Addressing the skills gap is a priority
In or out of Europe, the UK is facing an impending skills gap. The issues of an aging workforce and challenges in recruiting the right young talent were well documented pre-Brexit.
In July 2016, the CBI/Pearson Education and Skills survey found that finding highly skilled staff was a worry for 69% of the 500 employers surveyed.
Research by the UK Commission for Employment and Skills highlighted that over a third of vacancies in the construction and utilities industries are now due to skills shortages. The most common skills deemed to be lacking among existing staff were people and personal skills relating to workload management and teamwork.
The challenges surrounding an aging workforce may not be new, but the demand for new recruits may be even harder to tackle post-Brexit.
Addressing the skills gap will require a creative approach, taking recruitment beyond the traditional candidate pools and seizing new opportunities to upskill and retrain your current workforce.
Getting ready for Brexit
Love or hate Marmite, the media frenzy reporting its shortage on our supermarket shelves served as a reminder to us all that as a nation we rely heavily on imports. A rise in the cost of imports seems inevitable, and recruiters are likely to face a parallel challenge. For many UK employers the Chemical Industries Association (CIA) 2015 survey will make familiar reading:
- 60% of UK chemicals companies recruit graduates from overseas.
- Nearly 40% of these companies think the skills and knowledge of overseas graduates are stronger than those educated in the UK.
CIA’s post-Brexit survey also showed that:
- 71% of companies predict that employment levels will remain the same or increase
We may not yet know what ‘Brexit means Brexit’ will look like – but early indicators show how employers are preparing. The Association of Graduate Recruiters (AGR) annual survey showed that the number of graduate jobs on offer shrunk by nearly 8% post-Brexit (versus a 2% growth prediction pre-Brexit). Those surveyed said in reaction to Brexit they had shifted their early talent focus to apprenticeships. As research from the Skills Funding Agency showed that apprentices are statistically more likely to stay with an organisation than other recruits, this may reduce your need for overseas recruitment in the long-term.
Making the most of your apprenticeship levy
Despite calls to delay the apprenticeship levy post-Brexit, it is going ahead as planned. If your organisation’s UK payroll is over £3M per year, from April 2017 you will pay 0.5% to the levy each month. Your funds will go into a digital account and from May 2017 you will be able to spend them on your apprentice training.

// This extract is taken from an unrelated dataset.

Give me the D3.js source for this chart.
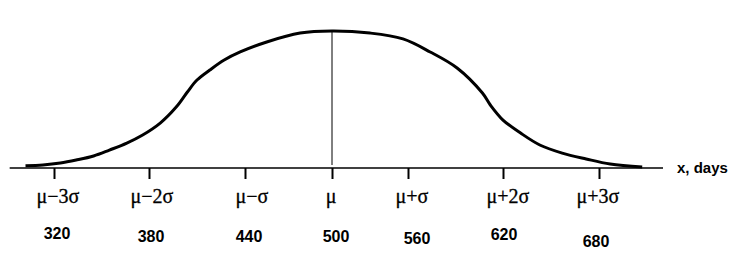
<!DOCTYPE html>
<html>
<head>
<meta charset="utf-8">
<script src="https://cdn.jsdelivr.net/npm/d3@7"></script>
<style>
  body { margin: 0; background: #fff; }
  svg { display: block; }
</style>
</head>
<body>
<div id="chart"></div>
<script>
// tick positions in days, with sigma labels
var tickDays = [320, 380, 440, 500, 560, 620, 680];
var sigmaLabels = ["\u03bc\u22123\u03c3", "\u03bc\u22122\u03c3", "\u03bc\u2212\u03c3", "\u03bc", "\u03bc+\u03c3", "\u03bc+2\u03c3", "\u03bc+3\u03c3"];
var dayLabels = ["320", "380", "440", "500", "560", "620", "680"];
var axisExtent = [292, 720];
var mean = 500, peak = 1;

// hand drawn bell curve: days and relative height
var curveDays = [302, 313, 324, 334, 345, 355, 366, 376, 387, 397, 404, 410, 418, 427, 437, 455, 478, 500,
                 530, 556, 574, 591, 607, 612, 620, 631, 643, 657, 672, 687, 707];
var curveHeight = [0.017, 0.022, 0.036, 0.058, 0.088, 0.131, 0.182, 0.241, 0.328, 0.445, 0.555, 0.642, 0.715, 0.788, 0.847, 0.92, 0.985, 1.0,
                   0.985, 0.942, 0.847, 0.73, 0.547, 0.46, 0.35, 0.255, 0.168, 0.109, 0.066, 0.029, 0.007];

var W = 751, H = 267;
var svg = d3.select("#chart").append("svg").attr("width", W).attr("height", H);

// ticks are not evenly spaced in the original, so piecewise scale
var x = d3.scaleLinear().domain(tickDays).range([54, 149, 245, 332, 408, 503, 599]);
var y = d3.scaleLinear().domain([0, peak]).range([168, 31]);

// labels were placed by hand, small nudges
var sigDx = [4, 3, 7, -1, 4, 5, -1];
var dayDx = [3, 2, 4, 4, 9, 1, -3];
var dayDy = [-4, -1, -1, -1, 1, -3, 4];

// axis line
svg.append("line")
  .attr("x1", x(axisExtent[0])).attr("x2", x(axisExtent[1]))
  .attr("y1", y(0)).attr("y2", y(0))
  .attr("stroke", "#000").attr("stroke-width", 1.5);

var axis = d3.axisBottom(x).tickValues(tickDays).tickSize(11).tickFormat("");
var g = svg.append("g").attr("transform", "translate(0," + y(0) + ")").call(axis);
g.select(".domain").remove();
g.selectAll(".tick line").attr("stroke", "#000").attr("stroke-width", 2);

// sigma labels
svg.selectAll("text.sig").data(tickDays).enter().append("text")
  .attr("class", "sig")
  .attr("x", function(d, i) { return x(d) + sigDx[i]; })
  .attr("y", 203)
  .attr("text-anchor", "middle")
  .attr("font-family", "'Liberation Serif', 'Times New Roman', serif")
  .attr("font-size", "20px")
  .attr("stroke", "#000").attr("stroke-width", 0.3)
  .text(function(d, i) { return sigmaLabels[i]; });

// day values
svg.selectAll("text.day").data(tickDays).enter().append("text")
  .attr("class", "day")
  .attr("x", function(d, i) { return x(d) + dayDx[i]; })
  .attr("y", function(d, i) { return 243 + dayDy[i]; })
  .attr("text-anchor", "middle")
  .attr("font-family", "'Liberation Sans', Arial, sans-serif")
  .attr("font-weight", "bold")
  .attr("font-size", "16px")
  .text(function(d, i) { return dayLabels[i]; });

svg.append("text")
  .attr("x", 677).attr("y", 173)
  .attr("font-family", "'Liberation Sans', Arial, sans-serif")
  .attr("font-weight", "bold")
  .attr("font-size", "15px")
  .text("x, days");

// mean line
svg.append("line")
  .attr("x1", x(mean)).attr("x2", x(mean))
  .attr("y1", y(peak)).attr("y2", y(0) - 3)
  .attr("stroke", "#000").attr("stroke-width", 1);

var pts = curveDays.map(function(d, i) { return [d, curveHeight[i]]; });
var line = d3.line()
  .x(function(d) { return x(d[0]); })
  .y(function(d) { return y(d[1]); })
  .curve(d3.curveCatmullRom);

svg.append("path").datum(pts)
  .attr("d", line)
  .attr("fill", "none")
  .attr("stroke", "#000")
  .attr("stroke-width", 3);
</script>
</body>
</html>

New apprenticeship standards developed by employers specify the exact knowledge, skills and behaviours that are required of the future UK workforce. As per employers’ wishes, behaviour requirements are now an integral component of each apprenticeship as the right behaviours are critical for your workplace. From looking at the standards that have already been approved, these behaviours are an example of those that have been identified:
- Communication, decision making, relationship building and teamwork
Taken from relationship manager – banking apprenticeship standard
Using your levy on behavioural development will also support the growth of the employability skills many young apprentices will need as they transition from education into employment and help others to operate confidently in their new role.

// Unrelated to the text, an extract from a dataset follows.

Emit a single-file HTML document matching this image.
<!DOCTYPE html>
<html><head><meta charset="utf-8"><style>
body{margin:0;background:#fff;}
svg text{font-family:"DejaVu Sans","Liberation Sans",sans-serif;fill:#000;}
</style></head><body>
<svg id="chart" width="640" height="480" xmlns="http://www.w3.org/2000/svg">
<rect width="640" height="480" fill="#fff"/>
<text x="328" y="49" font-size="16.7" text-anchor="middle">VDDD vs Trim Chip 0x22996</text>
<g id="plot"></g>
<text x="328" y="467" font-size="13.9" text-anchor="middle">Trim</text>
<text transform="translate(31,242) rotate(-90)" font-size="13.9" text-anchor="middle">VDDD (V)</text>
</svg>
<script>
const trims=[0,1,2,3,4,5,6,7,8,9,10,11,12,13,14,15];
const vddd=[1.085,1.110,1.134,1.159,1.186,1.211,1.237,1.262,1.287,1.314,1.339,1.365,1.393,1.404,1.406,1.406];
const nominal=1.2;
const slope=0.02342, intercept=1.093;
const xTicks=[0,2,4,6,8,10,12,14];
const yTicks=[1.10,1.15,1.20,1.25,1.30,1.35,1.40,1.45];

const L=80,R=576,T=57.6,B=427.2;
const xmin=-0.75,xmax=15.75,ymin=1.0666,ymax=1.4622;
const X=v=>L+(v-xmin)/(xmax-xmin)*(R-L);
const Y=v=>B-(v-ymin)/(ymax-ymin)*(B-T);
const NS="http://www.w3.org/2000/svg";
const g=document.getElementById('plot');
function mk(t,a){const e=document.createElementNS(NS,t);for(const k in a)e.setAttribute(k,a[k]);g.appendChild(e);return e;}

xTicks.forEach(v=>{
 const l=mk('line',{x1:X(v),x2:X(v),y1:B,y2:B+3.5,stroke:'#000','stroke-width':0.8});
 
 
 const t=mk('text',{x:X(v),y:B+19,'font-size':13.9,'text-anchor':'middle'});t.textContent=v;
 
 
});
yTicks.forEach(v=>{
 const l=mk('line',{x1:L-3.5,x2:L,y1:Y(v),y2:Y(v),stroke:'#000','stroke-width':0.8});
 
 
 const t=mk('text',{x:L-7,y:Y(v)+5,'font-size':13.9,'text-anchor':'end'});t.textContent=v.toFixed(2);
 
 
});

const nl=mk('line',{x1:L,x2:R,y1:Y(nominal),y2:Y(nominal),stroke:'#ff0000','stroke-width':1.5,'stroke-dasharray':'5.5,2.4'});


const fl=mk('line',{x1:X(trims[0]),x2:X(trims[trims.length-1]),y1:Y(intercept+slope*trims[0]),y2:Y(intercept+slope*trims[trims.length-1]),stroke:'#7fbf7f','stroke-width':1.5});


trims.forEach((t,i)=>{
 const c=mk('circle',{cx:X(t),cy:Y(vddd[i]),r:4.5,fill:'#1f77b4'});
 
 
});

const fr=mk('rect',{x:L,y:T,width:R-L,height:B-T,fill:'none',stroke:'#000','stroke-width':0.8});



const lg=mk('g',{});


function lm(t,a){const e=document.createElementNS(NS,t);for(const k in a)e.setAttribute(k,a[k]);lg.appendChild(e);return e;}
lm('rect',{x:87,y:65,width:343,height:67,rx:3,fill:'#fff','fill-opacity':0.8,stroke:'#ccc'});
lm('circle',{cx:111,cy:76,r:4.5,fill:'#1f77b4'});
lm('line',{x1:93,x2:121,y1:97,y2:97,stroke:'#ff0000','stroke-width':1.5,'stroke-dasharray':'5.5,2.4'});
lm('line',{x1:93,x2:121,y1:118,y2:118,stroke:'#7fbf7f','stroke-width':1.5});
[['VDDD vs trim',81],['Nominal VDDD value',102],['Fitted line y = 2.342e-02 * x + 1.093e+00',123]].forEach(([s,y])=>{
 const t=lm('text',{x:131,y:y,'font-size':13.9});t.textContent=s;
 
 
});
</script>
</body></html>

To remain competitive in a post-Brexit Europe, The Trust agree with the voice of industry that it is essential that the current and future workforce are equipped with 21st century skills in order for the UK to remain competitive.
A 16-year old apprentice starting out today may not reach retirement age until 2068. As you think about the roles you will need, remember that in 50 years’ time the technical skills and knowledge provided in 2016 will likely appear archaic, but get the behaviours right and that should see your home grown talent throughout their careers.
Since The Outward Bound Trust’s foundation in 1941 we’ve been refining and adapting our approach to ensure that it continues to be relevant to the world of business whilst remaining inspirational, challenging and motivational for individuals. The political and economic landscape is as changeable today as it was 75 years ago and we firmly believe that developing young people to be willing to take ownership of their own future, who have the resilience to thrive in our ever changing complex world, with a mindset that gives them the desire to learn and to be open to change are as important today as it was then.
Growing your own talent allows you the exciting opportunity to shape the development that your organisation needs for the future.